Beef prices have steadied slightly in the past week after several weeks of continuous rises. The latest official beef price reported by the Livestock and Meat Commission is 274p per kg with 8p per kg bonus available for cattle that kill out in spec.
With Scotland prices running around 30p per kg higher than NI prices for a number of weeks, the gap closed slightly last week. That was because U3 steer and heifer prices in N.I. were up 5.1per kg and 4.4p per kgs respectively. In Scotland there was just a rise of 2.6p per kg for steers and 0.7p per kg for heifers.
In Scotland, U3 steers were realising 296.2 per kg, comparied with N.I. of 274p; and 288p pe kg for Northern England.
It is thought that meat plants have been going back to producers who had cattle allocated to them but did not bring them out because of the icy conditions over the previous two weeks. This has had the effect of holding back a few cattle. There are reports of some finishers, probably those sending regular supplies, commanding much higher prices than those offically reported.
The LMC said that the exchange rate between the Euro and Sterling has an effect on prices of all types of cattle.
During the autumn, the euro peaked at a value of 89p having slumped to 81p during the summer. But in recent weeks, the euro has been in gradual decline to around 84p.
The LMC says that the value of the euro holds particular relevance to the live trade with dealers on both sides of the border taking advantage of currency shifts to procure cattle and sheep at a lower price.

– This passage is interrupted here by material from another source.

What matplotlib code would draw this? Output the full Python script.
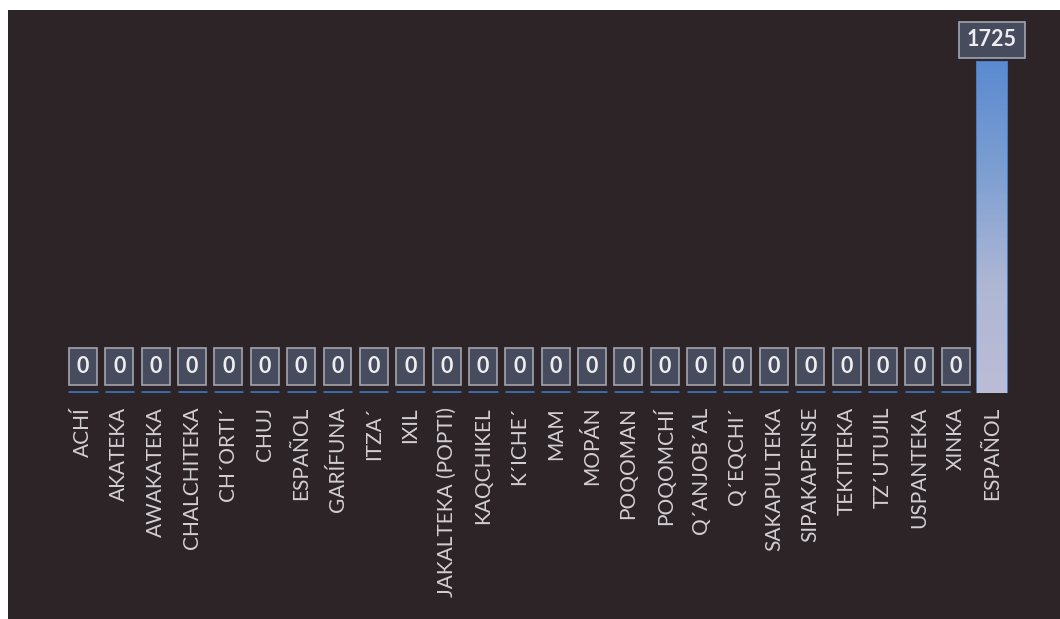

“Over the last two years, there has been a significant increase in the volume of ROI store cattle being shipped into Northern Ireland for finishing. This is in part of a consequence of the tightening availability of cattle on the ground in Northern Ireland. However this is a price driven trade and when the euro declines in value, the cost of buying these stores is reduced for NI buyers.
“A steady decline in the value of the euro in 2011 could lead to more of these store cattle being imported to NI.
Sheep prices are little changed or marginally down with plants paying up to 390p per kg with some plants subject to bonuses for in-spec lambs. This is as a result of better availability of lambs because of better weather conditions and improved roads.